● **Task instructions**:
What follows is a listing; give it again exactly, in its entirety.

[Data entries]
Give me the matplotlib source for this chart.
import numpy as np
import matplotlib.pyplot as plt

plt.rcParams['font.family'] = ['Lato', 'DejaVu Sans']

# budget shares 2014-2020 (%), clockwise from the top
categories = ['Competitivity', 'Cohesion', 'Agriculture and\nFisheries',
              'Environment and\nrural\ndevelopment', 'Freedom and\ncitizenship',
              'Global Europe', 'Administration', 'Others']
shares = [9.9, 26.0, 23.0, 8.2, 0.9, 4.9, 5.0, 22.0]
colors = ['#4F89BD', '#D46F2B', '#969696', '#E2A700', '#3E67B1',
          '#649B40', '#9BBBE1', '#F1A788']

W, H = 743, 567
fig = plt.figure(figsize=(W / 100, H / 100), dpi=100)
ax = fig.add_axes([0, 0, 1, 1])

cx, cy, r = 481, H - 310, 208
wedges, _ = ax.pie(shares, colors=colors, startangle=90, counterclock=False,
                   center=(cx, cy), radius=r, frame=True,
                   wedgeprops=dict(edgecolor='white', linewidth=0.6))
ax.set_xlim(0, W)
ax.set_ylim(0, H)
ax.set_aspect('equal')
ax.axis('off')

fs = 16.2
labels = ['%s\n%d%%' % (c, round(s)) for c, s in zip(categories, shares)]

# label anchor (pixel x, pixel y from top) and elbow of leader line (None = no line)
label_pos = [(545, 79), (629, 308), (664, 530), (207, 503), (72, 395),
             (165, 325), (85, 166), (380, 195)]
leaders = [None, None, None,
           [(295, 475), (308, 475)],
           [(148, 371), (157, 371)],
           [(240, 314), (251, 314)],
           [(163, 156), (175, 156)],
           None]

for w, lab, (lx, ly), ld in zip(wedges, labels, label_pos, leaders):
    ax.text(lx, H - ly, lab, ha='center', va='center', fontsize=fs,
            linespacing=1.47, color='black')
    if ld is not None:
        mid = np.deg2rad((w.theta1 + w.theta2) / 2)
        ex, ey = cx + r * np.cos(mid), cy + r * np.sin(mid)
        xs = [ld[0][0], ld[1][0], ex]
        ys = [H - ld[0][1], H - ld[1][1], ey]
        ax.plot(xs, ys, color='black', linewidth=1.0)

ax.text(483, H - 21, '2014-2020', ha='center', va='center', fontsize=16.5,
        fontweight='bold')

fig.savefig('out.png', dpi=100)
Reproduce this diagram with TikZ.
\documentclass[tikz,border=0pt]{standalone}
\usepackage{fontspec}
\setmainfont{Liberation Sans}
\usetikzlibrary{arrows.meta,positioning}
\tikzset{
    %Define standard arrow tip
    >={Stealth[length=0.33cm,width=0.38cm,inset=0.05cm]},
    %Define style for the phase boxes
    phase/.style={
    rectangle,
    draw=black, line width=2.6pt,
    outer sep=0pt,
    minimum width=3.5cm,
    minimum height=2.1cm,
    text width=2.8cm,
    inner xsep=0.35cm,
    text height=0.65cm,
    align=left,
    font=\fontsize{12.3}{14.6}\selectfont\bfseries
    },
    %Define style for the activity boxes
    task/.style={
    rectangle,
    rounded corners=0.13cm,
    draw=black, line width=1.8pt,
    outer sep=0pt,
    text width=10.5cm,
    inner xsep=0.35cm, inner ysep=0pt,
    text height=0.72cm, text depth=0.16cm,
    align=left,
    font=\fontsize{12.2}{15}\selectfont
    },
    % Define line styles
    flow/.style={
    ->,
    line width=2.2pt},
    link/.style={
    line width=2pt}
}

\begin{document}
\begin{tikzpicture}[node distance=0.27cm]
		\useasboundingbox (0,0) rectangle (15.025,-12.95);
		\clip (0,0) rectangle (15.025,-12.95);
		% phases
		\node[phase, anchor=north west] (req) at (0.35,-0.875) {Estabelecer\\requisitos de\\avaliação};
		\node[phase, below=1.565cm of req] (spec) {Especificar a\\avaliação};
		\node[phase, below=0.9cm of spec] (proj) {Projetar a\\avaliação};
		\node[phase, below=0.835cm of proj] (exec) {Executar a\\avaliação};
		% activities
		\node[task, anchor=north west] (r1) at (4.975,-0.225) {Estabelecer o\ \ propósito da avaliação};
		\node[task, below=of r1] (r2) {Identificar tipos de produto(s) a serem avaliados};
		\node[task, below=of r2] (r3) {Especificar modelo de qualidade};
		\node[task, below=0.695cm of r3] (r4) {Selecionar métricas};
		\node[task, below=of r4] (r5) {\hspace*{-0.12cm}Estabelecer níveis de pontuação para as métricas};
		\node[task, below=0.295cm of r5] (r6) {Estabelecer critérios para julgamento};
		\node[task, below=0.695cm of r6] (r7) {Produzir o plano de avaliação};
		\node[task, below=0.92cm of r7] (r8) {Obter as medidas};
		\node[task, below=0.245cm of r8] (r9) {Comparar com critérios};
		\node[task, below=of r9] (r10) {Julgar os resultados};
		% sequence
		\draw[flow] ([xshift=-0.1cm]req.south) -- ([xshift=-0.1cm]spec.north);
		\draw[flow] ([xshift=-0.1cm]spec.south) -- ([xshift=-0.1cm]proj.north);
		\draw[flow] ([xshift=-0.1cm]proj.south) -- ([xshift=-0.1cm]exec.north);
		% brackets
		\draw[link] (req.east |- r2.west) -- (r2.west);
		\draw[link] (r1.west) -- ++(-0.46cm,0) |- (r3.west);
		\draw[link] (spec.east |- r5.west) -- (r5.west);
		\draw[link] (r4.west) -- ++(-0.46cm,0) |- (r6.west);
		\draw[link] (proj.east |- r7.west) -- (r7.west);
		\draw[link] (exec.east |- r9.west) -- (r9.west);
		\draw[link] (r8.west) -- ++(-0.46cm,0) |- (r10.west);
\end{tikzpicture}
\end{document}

● **Written response**:
Give me the matplotlib source for this chart.
import numpy as np
import matplotlib.pyplot as plt

plt.rcParams['font.family'] = ['Lato', 'DejaVu Sans']

# budget shares 2014-2020 (%), clockwise from the top
categories = ['Competitivity', 'Cohesion', 'Agriculture and\nFisheries',
              'Environment and\nrural\ndevelopment', 'Freedom and\ncitizenship',
              'Global Europe', 'Administration', 'Others']
shares = [9.9, 26.0, 23.0, 8.2, 0.9, 4.9, 5.0, 22.0]
colors = ['#4F89BD', '#D46F2B', '#969696', '#E2A700', '#3E67B1',
          '#649B40', '#9BBBE1', '#F1A788']

W, H = 743, 567
fig = plt.figure(figsize=(W / 100, H / 100), dpi=100)
ax = fig.add_axes([0, 0, 1, 1])

cx, cy, r = 481, H - 310, 208
wedges, _ = ax.pie(shares, colors=colors, startangle=90, counterclock=False,
                   center=(cx, cy), radius=r, frame=True,
                   wedgeprops=dict(edgecolor='white', linewidth=0.6))
ax.set_xlim(0, W)
ax.set_ylim(0, H)
ax.set_aspect('equal')
ax.axis('off')

fs = 16.2
labels = ['%s\n%d%%' % (c, round(s)) for c, s in zip(categories, shares)]

# label anchor (pixel x, pixel y from top) and elbow of leader line (None = no line)
label_pos = [(545, 79), (629, 308), (664, 530), (207, 503), (72, 395),
             (165, 325), (85, 166), (380, 195)]
leaders = [None, None, None,
           [(295, 475), (308, 475)],
           [(148, 371), (157, 371)],
           [(240, 314), (251, 314)],
           [(163, 156), (175, 156)],
           None]

for w, lab, (lx, ly), ld in zip(wedges, labels, label_pos, leaders):
    ax.text(lx, H - ly, lab, ha='center', va='center', fontsize=fs,
            linespacing=1.47, color='black')
    if ld is not None:
        mid = np.deg2rad((w.theta1 + w.theta2) / 2)
        ex, ey = cx + r * np.cos(mid), cy + r * np.sin(mid)
        xs = [ld[0][0], ld[1][0], ex]
        ys = [H - ld[0][1], H - ld[1][1], ey]
        ax.plot(xs, ys, color='black', linewidth=1.0)

ax.text(483, H - 21, '2014-2020', ha='center', va='center', fontsize=16.5,
        fontweight='bold')

fig.savefig('out.png', dpi=100)
Reproduce this diagram with TikZ.
\documentclass[tikz,border=0pt]{standalone}
\usepackage{fontspec}
\setmainfont{Liberation Sans}
\usetikzlibrary{arrows.meta,positioning}
\tikzset{
    %Define standard arrow tip
    >={Stealth[length=0.33cm,width=0.38cm,inset=0.05cm]},
    %Define style for the phase boxes
    phase/.style={
    rectangle,
    draw=black, line width=2.6pt,
    outer sep=0pt,
    minimum width=3.5cm,
    minimum height=2.1cm,
    text width=2.8cm,
    inner xsep=0.35cm,
    text height=0.65cm,
    align=left,
    font=\fontsize{12.3}{14.6}\selectfont\bfseries
    },
    %Define style for the activity boxes
    task/.style={
    rectangle,
    rounded corners=0.13cm,
    draw=black, line width=1.8pt,
    outer sep=0pt,
    text width=10.5cm,
    inner xsep=0.35cm, inner ysep=0pt,
    text height=0.72cm, text depth=0.16cm,
    align=left,
    font=\fontsize{12.2}{15}\selectfont
    },
    % Define line styles
    flow/.style={
    ->,
    line width=2.2pt},
    link/.style={
    line width=2pt}
}

\begin{document}
\begin{tikzpicture}[node distance=0.27cm]
		\useasboundingbox (0,0) rectangle (15.025,-12.95);
		\clip (0,0) rectangle (15.025,-12.95);
		% phases
		\node[phase, anchor=north west] (req) at (0.35,-0.875) {Estabelecer\\requisitos de\\avaliação};
		\node[phase, below=1.565cm of req] (spec) {Especificar a\\avaliação};
		\node[phase, below=0.9cm of spec] (proj) {Projetar a\\avaliação};
		\node[phase, below=0.835cm of proj] (exec) {Executar a\\avaliação};
		% activities
		\node[task, anchor=north west] (r1) at (4.975,-0.225) {Estabelecer o\ \ propósito da avaliação};
		\node[task, below=of r1] (r2) {Identificar tipos de produto(s) a serem avaliados};
		\node[task, below=of r2] (r3) {Especificar modelo de qualidade};
		\node[task, below=0.695cm of r3] (r4) {Selecionar métricas};
		\node[task, below=of r4] (r5) {\hspace*{-0.12cm}Estabelecer níveis de pontuação para as métricas};
		\node[task, below=0.295cm of r5] (r6) {Estabelecer critérios para julgamento};
		\node[task, below=0.695cm of r6] (r7) {Produzir o plano de avaliação};
		\node[task, below=0.92cm of r7] (r8) {Obter as medidas};
		\node[task, below=0.245cm of r8] (r9) {Comparar com critérios};
		\node[task, below=of r9] (r10) {Julgar os resultados};
		% sequence
		\draw[flow] ([xshift=-0.1cm]req.south) -- ([xshift=-0.1cm]spec.north);
		\draw[flow] ([xshift=-0.1cm]spec.south) -- ([xshift=-0.1cm]proj.north);
		\draw[flow] ([xshift=-0.1cm]proj.south) -- ([xshift=-0.1cm]exec.north);
		% brackets
		\draw[link] (req.east |- r2.west) -- (r2.west);
		\draw[link] (r1.west) -- ++(-0.46cm,0) |- (r3.west);
		\draw[link] (spec.east |- r5.west) -- (r5.west);
		\draw[link] (r4.west) -- ++(-0.46cm,0) |- (r6.west);
		\draw[link] (proj.east |- r7.west) -- (r7.west);
		\draw[link] (exec.east |- r9.west) -- (r9.west);
		\draw[link] (r8.west) -- ++(-0.46cm,0) |- (r10.west);
\end{tikzpicture}
\end{document}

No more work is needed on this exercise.